While many of the events center Black and Indigenous voices, it is worth noting that the executive director of the Lenape Center, Joe Baker, told Gothamist he had not been consulted on the Future 400 series.

The full event list can be found here, with several highlighted events below.

Here are some of the upcoming Future 400 events

The Castello Plan: Encounters in New Amsterdam

New-York Historical Society | Now-July 14, 2024

Explore The Castello Plan, the last and most detailed map of New Amsterdam before it became New York. The plan provides a glimpse of daily life in the settlement by detailing streets, homes, businesses, canals, and Fort Amsterdam around the peak of the settlement in 1660. The exhibition surrounding this vital artifact tells the stories of those who lived in New Amsterdam: Indigenous communities, enslaved people, and European settlers.

Beatrice Glow: When Our Rivers Meet

New-York Historical Society | March 29-August 18, 2024

Through conversations with nine culture bearers, artists, and scholars whose heritages have been impacted by the Dutch colonial enterprise, Beatrice Glow: When Our Rivers Meet considers the local and global influence of the Dutch settlement on present day New York. Glow imagines an alternative commemoration of its 400th anniversary via a series of seven VR-sculpted and 3D-printed maquettes. 

Conference: Slavery in New Netherland and the Dutch Atlantic World

New-York Historical Society | May 3–4, 2024

The event will extend the Dutch call for increased historical research on slavery to the United States and inspire fresh discussions about how to approach memorializing slavery.

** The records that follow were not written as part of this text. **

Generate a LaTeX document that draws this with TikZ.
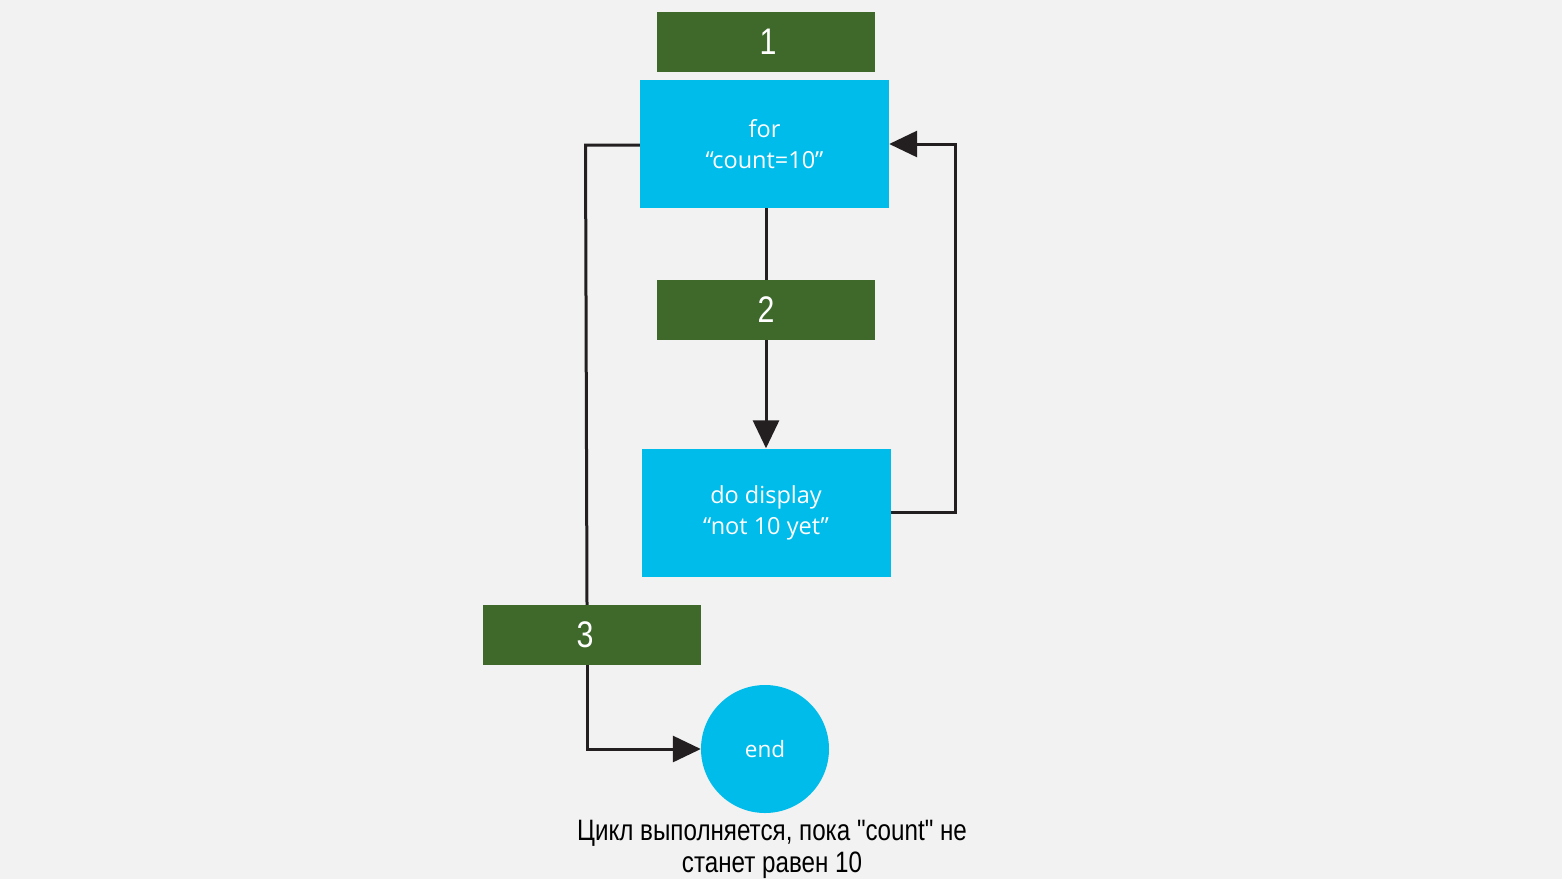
\documentclass[tikz,border=0pt]{standalone}
\usepackage{fontspec}
\setmainfont{Open Sans}
\newfontfamily\narrowfont[FakeStretch=0.82]{Liberation Sans}
\usetikzlibrary{arrows.meta,calc}
\definecolor{bgc}{HTML}{F2F2F2}
\definecolor{grn}{HTML}{3E692B}
\definecolor{cyn}{HTML}{00BCEB}
\definecolor{ln}{HTML}{231F20}
\tikzset{
  numbox/.style={fill=grn,minimum width=218pt,minimum height=60pt,inner sep=0pt,text=white,font=\narrowfont\fontsize{37}{40}\selectfont},
  stepbox/.style={fill=cyn,minimum width=249pt,minimum height=128pt,inner sep=0pt,text=white,align=center,font=\fontsize{23.5}{31}\selectfont},
  endcirc/.style={circle,fill=cyn,minimum size=128pt,inner sep=0pt,text=white,font=\fontsize{22.5}{26}\selectfont},
  conn/.style={draw=ln,line width=3pt},
  arr/.style={conn,-{Triangle[length=28pt,width=26pt]}},
}
\begin{document}
\begin{tikzpicture}[x=1pt,y=-1pt]
\fill[bgc] (0,0) rectangle (1562,879);
\useasboundingbox (0,0) rectangle (1562,879);
\node[numbox] (n1) at (766,42) {\hspace*{4pt}1};
\node[stepbox] (for) at (764.5,144) {for\\“count=10”};
\node[numbox] (n2) at (766,310) {2};
\node[stepbox] (disp) at (766,512.5) {do display\\“not 10 yet”};
\coordinate (lt) at (585.5,145);
\coordinate (lb) at (587,605);
\draw[conn] (for.west |- lt) -- (lt) -- (lb);
\node[numbox] (n3) at (592,635) {\hspace*{-14pt}3};
\node[endcirc] (end) at (765,749) {end};
\draw[conn] (for.south -| n2.north) -- (n2.north);
\draw[arr] (n2.south) -- (disp.north -| n2.south);
\draw[arr] (disp.east) -- ++(65,0) |- (for.east);
\draw[arr] ($(n3.south)+(-5,0)$) |- (end.west);
\node[font=\narrowfont\fontsize{29.5}{32}\selectfont,align=center,text=black,inner sep=0pt] (cap) at (772,849) {Цикл выполняется, пока "count" не\\станет равен 10};
\end{tikzpicture}
\end{document}
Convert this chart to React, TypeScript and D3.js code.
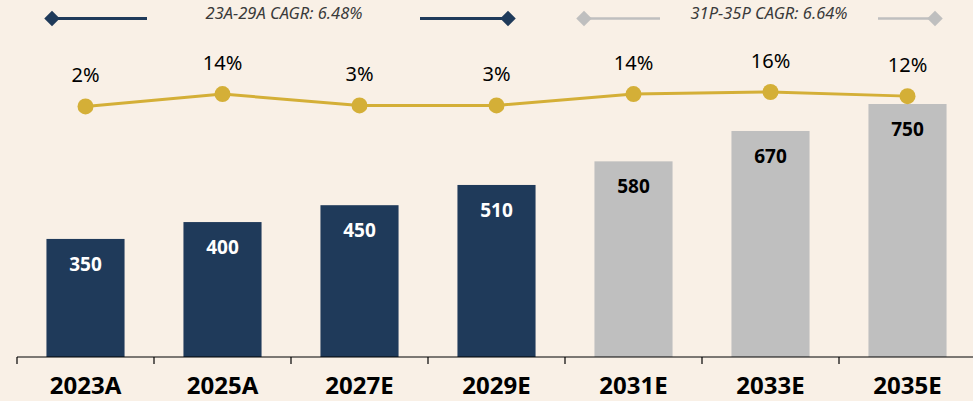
import * as d3 from "d3";
import { useEffect, useRef } from "react";

const categories = ["2023A", "2025A", "2027E", "2029E", "2031E", "2033E", "2035E"];
const values = [350, 400, 450, 510, 580, 670, 750];
const growth = [2, 14, 3, 3, 14, 16, 12];
const isActual = [true, true, true, true, false, false, false];
const cagrLabels = ["23A-29A CAGR: 6.48%", "31P-35P CAGR: 6.64%"];

const NAVY = "#1f3a5a";
const GRAY = "#bfbfbf";
const GOLD = "#d4af37";
const BG = "#f9f0e6";
const FONT = "'Noto Sans', 'Open Sans', sans-serif";

export default function App({
  width = 973,
  height = 401,
  marginLeft = 17,
  baseline = 357
}: {
  width?: number,
  height?: number,
  marginLeft?: number,
  baseline?: number
}) {
  const axisx: any = useRef();

  const x: any = d3.scaleBand()
    .domain(categories)
    .range([marginLeft, marginLeft + 137 * categories.length])
    .paddingInner(0.43)
    .paddingOuter(0.215);

  const y: any = d3.scaleLinear([0, 750], [baseline, 104]);

  // growth line sits on its own axis above the bars
  const yg: any = d3.scaleLinear([0, 16], [108.5, 92]);

  const line = d3.line<number>()
    .x((_, i) => x(categories[i]) + x.bandwidth() / 2)
    .y(d => yg(d));

  useEffect(() => {
    const g = d3.select(axisx.current);
    g.selectAll("*").remove();
    const [r0] = x.range();
    g.append("line")
      .attr("x1", r0).attr("x2", width)
      .attr("y1", 0).attr("y2", 0)
      .attr("stroke", "#000").attr("stroke-width", 1.2);
    g.selectAll(".tk")
      .data(categories)
      .join("line")
      .attr("class", "tk")
      .attr("x1", d => x(d) - x.step() * 0.215)
      .attr("x2", d => x(d) - x.step() * 0.215)
      .attr("y1", 0).attr("y2", 7)
      .attr("stroke", "#000").attr("stroke-width", 1.2);
    g.selectAll(".lb")
      .data(categories)
      .join("text")
      .attr("class", "lb")
      .attr("x", d => x(d) + x.bandwidth() / 2)
      .attr("y", 37)
      .attr("text-anchor", "middle")
      .attr("font-family", FONT)
      .attr("font-weight", "bold")
      .attr("font-size", 24)
      .attr("fill", "#000")
      .text(d => d);
  }, [width, x]);

  const diamond = (cx: number, cy: number, color: string) => (
    <rect x={cx - 5.5} y={cy - 5.5} width={11} height={11} fill={color}
      transform={`rotate(45 ${cx} ${cy})`} />
  );

  const ly = 18.5;

  return (
    <svg width={width} height={height}
      style={{ position: "absolute", left: 0, top: 0, background: BG }}>
      <rect width={width} height={height} fill={BG} />

      {/* legend */}
      <g>
        <line x1={52} x2={147} y1={ly} y2={ly} stroke={NAVY} strokeWidth={3} />
        {diamond(52, ly, NAVY)}
        <text x={284} y={ly + 0.5} textAnchor="middle" fontFamily={FONT}
          fontStyle="italic" fontSize={16.5} fill="#3a3a3a">{cagrLabels[0]}</text>
        <line x1={420} x2={508} y1={ly} y2={ly} stroke={NAVY} strokeWidth={3} />
        {diamond(508, ly, NAVY)}

        <line x1={584} x2={660} y1={ly} y2={ly} stroke={GRAY} strokeWidth={2.5} />
        {diamond(584, ly, GRAY)}
        <text x={769} y={ly + 0.5} textAnchor="middle" fontFamily={FONT}
          fontStyle="italic" fontSize={16.5} fill="#3a3a3a">{cagrLabels[1]}</text>
        <line x1={878} x2={935} y1={ly} y2={ly} stroke={GRAY} strokeWidth={2.5} />
        {diamond(935, ly, GRAY)}
      </g>

      {/* bars */}
      {values.map((v, i) => (
        <g key={i}>
          <rect x={x(categories[i])} y={y(v)} width={x.bandwidth()}
            height={y(0) - y(v)} fill={isActual[i] ? NAVY : GRAY} />
          <text x={x(categories[i]) + x.bandwidth() / 2} y={y(v) + 32}
            textAnchor="middle" fontFamily={FONT} fontWeight="bold" fontSize={19}
            fill={isActual[i] ? "#fff" : "#000"}>{v}</text>
        </g>
      ))}

      <g ref={axisx} transform={`translate(0, ${baseline})`} />

      {/* growth line */}
      <path d={line(growth) as string} fill="none" stroke={GOLD} strokeWidth={3} />
      {growth.map((p, i) => (
        <g key={i}>
          <circle cx={x(categories[i]) + x.bandwidth() / 2} cy={yg(p)} r={8} fill={GOLD} />
          <text x={x(categories[i]) + x.bandwidth() / 2} y={yg(p) - 24}
            textAnchor="middle" fontFamily={FONT} fontSize={20} fill="#000">{p}%</text>
        </g>
      ))}
    </svg>
  );
}
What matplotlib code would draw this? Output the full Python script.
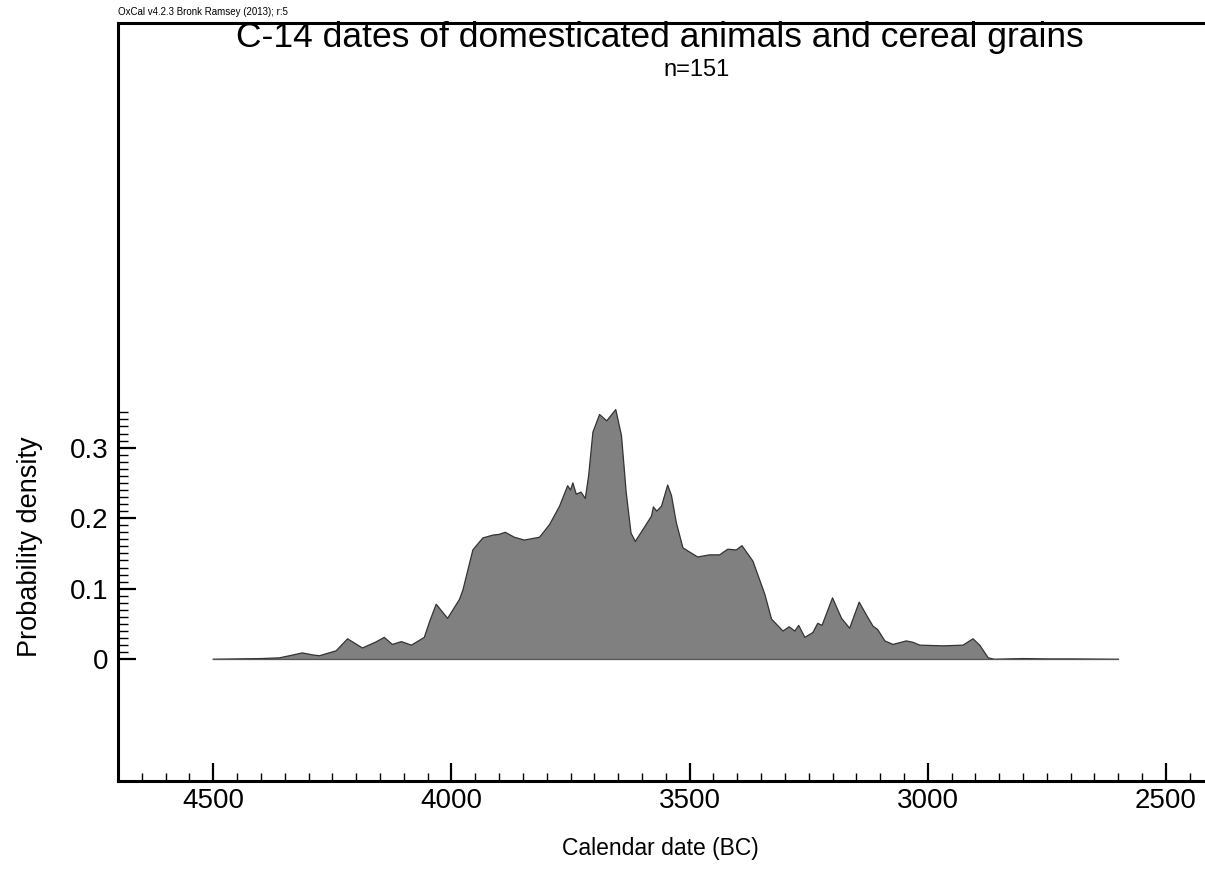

We Are Still Here: A Celebration of Lenape Resilience & Culture

The Museum of the City of New York | May 4-5, 2024

This weekend of activities will celebrate the resilience and cultural heritage of the Munsee people. Activities include musical and dance performances, craft workshops, a marketplace, and discussions led by Indigenous speakers and artists. 

"Kings…come home"

The Apollo Theater | February 24–March 16, 2025

“Kings…come home” follows a family that leaves their motherland, moves into a home in a field, and establishes their own micro-utopia there—until the walls begin to move and that structure slowly starts to come undone. By Ira Kip’s Kip Republic Theater, Amsterdam, this production makes its world premiere in the Netherlands before coming to the Apollo, in performances presented by National Black Theatre. The play investigates the effects of migration caused by a spectrum of social and economic issues and examines how migration is intrinsically connected to colonial pasts and their long-term effects.